There are always artists who are better than who we are. More ability. More output. More glory. Sorry about that. They’re not ordinary either.
Perhaps the only thing we have to offer as artists is our viewpoint. Skill is something we learn over time. We develop all kinds of abilities, and they change our lives. They are a wheel that runs smooth or rough against the road of time. We gather skills, we drop what disinterests us, lose them as we age, change them as we grow.
Our vision is who we are. What we see, the images we must work with, those sometimes change, but they are personal. They are all we really have to offer. Talk about different! None of us are much like other people.
I tend to see people as animals. It’s not a comment on their humanity. It’s just my vision.

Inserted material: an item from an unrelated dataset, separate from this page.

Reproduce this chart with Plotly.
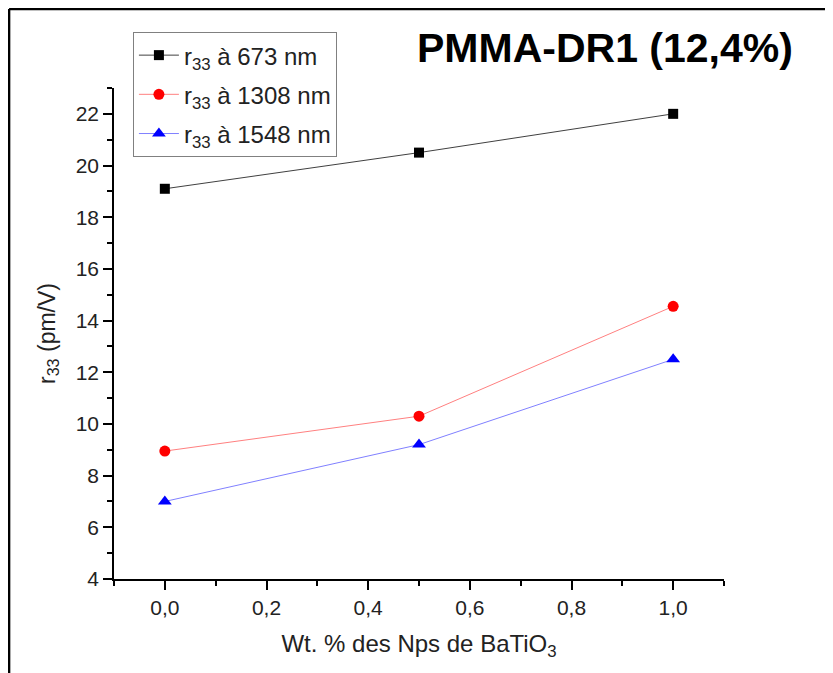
import plotly.graph_objects as go

x_vals = [0.0, 0.5, 1.0]
r673 = [19.1, 20.5, 22.0]
r1308 = [8.95, 10.3, 14.55]
r1548 = [7.0, 9.2, 12.5]
names = ["r<sub>33</sub> à 673 nm", "r<sub>33</sub> à 1308 nm", "r<sub>33</sub> à 1548 nm"]
x_ticks = [0.0, 0.2, 0.4, 0.6, 0.8, 1.0]
x_ticklabels = ["0,0", "0,2", "0,4", "0,6", "0,8", "1,0"]
y_ticks = [4, 6, 8, 10, 12, 14, 16, 18, 20, 22]

FONT = "Liberation Sans, Arial, sans-serif"

fig = go.Figure()
fig.add_trace(go.Scatter(x=x_vals, y=r673, name=names[0], mode="lines+markers", legendgroup="a",
                         line=dict(color="#404040", width=1),
                         marker=dict(symbol="square", color="black", size=10)))
fig.add_trace(go.Scatter(x=x_vals, y=r1308, name=names[1], mode="lines+markers", legendgroup="b",
                         line=dict(color="#ff8080", width=1),
                         marker=dict(symbol="circle", color="red", size=11)))
fig.add_trace(go.Scatter(x=x_vals, y=r1548, name=names[2], mode="lines+markers", legendgroup="c",
                         line=dict(color="#8080ff", width=1),
                         marker=dict(symbol="triangle-up", color="blue", size=12)))

axis_common = dict(showgrid=False, zeroline=False, showline=True, linecolor="black",
                   linewidth=1.5, ticks="outside", ticklen=9, tickwidth=1.5, tickcolor="black",
                   tickfont=dict(family=FONT, size=21, color="#222"),
                   minor=dict(ticks="outside", ticklen=5, tickwidth=1.5, tickcolor="black"))

fig.update_xaxes(range=[-0.1, 1.1], tickvals=x_ticks, ticktext=x_ticklabels,
                 title=dict(text="Wt. % des Nps de BaTiO<sub>3</sub>",
                            font=dict(family=FONT, size=24, color="#222"), standoff=17),
                 **axis_common)
fig.update_xaxes(minor=dict(dtick=0.1, tick0=0))
fig.update_yaxes(range=[4, 23], tickvals=y_ticks,
                 title=dict(text="r<sub>33</sub> (pm/V)",
                            font=dict(family=FONT, size=23, color="#222"), standoff=14),
                 **axis_common)
fig.update_yaxes(minor=dict(dtick=1, tick0=0))

fig.update_layout(
    width=833, height=673,
    margin=dict(l=106, r=117, t=80, b=102),
    plot_bgcolor="white", paper_bgcolor="white",
    showlegend=True,
    legend=dict(x=0.031, y=1.114, xanchor="left", yanchor="top",
                bordercolor="#808080", borderwidth=1, bgcolor="white",
                font=dict(family=FONT, size=24, color="#222"),
                traceorder="grouped", tracegroupgap=5, itemwidth=40),
    annotations=[dict(text="<b>PMMA-DR1 (12,4%)</b>", xref="paper", yref="paper",
                      x=0.805, y=1.081, xanchor="center", yanchor="middle", showarrow=False,
                      font=dict(family=FONT, size=41, color="black"))],
    shapes=[
        dict(type="line", xref="paper", yref="paper", x0=-0.172, x1=1.25, y0=1.161, y1=1.161,
             line=dict(color="black", width=2.5)),
        dict(type="line", xref="paper", yref="paper", x0=-0.172, x1=-0.172, y0=1.161, y1=-0.3,
             line=dict(color="black", width=2.5)),
    ],
)

fig.write_html("out.html")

All those bugs and frogs and birds, they’re people I know. That especially includes myself.
I am not like other people. I don’t think anyone really is. Our uniqueness is a sign and a symbol of that. I can’t help but wonder if ordinary is a part of exhaustion. Of giving up. Of giving in. Of course it could always simply be that I’m not trying hard enough to blend. But if you have this confusion where you see yourself as a large frog, well, there you are.
I’ve worked on cleaning up the studio over the last two days. Finishing The Garth left me done in a lot of ways. It’s hard to change gears and start something new. Usually I fish around for what’s left over from something else to make something new. It’s kind of like stone soup. You start something out of pretty much nothing and throw things in. It works for me. It isn’t often I start something out of complete nothing. There’s something left over, and it needs it’s own place.
You can really measure time in objects. Certainly you can measure time in work you’ve done. I was thinking about how my work has changed over the years. I’ve been quilting since I was 21. I’m 68. I have had time to see the art quilt movement start, grow, boom, explode, and retreat a bit . But if I’m honest about it, much of what I did was about the fabrics that were available to me. So I thought I’d look back at some of my work, and show where it shifted for me. Please forgive some of these photos for their size and detail. Some of them are quite old and out of my hands.
Solid colors:
I made my first quilts as bed quilts. I made them. We used them. They died, as most bed quilts do.
After that I fell in love with Amish quilts. That kind of stitching can only show up on solids. They arrived on the quilt scene around in the beginning 1980’s . Of course I couldn’t hand stitch them either. I was a dreadful hand quilter always. I worked with a walking foot and quilting by counting four stitches over for each row.
Hand Dyed Cotton
I’d been dyeing fabric since I was ten. But it was a game changer when I started treating dyed fabric with sponge painting. It gave me a light source within the quilt that I didn’t need to piece.
Sheer Fabrics:
I discovered sheers and laces as applique for translucent things like water, air, fire and flower petals. It gave me a way of layering things objects. It’s a cool trick and I still use it.
Weird brocades:
I first came into fancy brocades at the textile discount outlet in Chicago. But I’ve hunted them ever since. They make magnificent bugs.
Hand Dyed Cheesecloth:
Hand dyed cheesecloth makes a marvelous sheer. And It acts just like cotton because it is cotton. Here I used it to make mountains, but I’ve used it for flowers, mushrooms, rocks, and all kinds of things. The texture is cool too.
Oil Stick Rubbed Fabric
Oil Rubbed Fabric.
For as much as I avoided prints and textures, I’ve now fallen in love with the textures I can create with paint stick rubbed fabrics.
As I was cleaning out my studio I found all of these things. Some of them I use constantly. Some of them I see as a thing I outgrew a while ago. But art is not measured by our products. It’s measured by learned skill, new ideas and inspiration in use.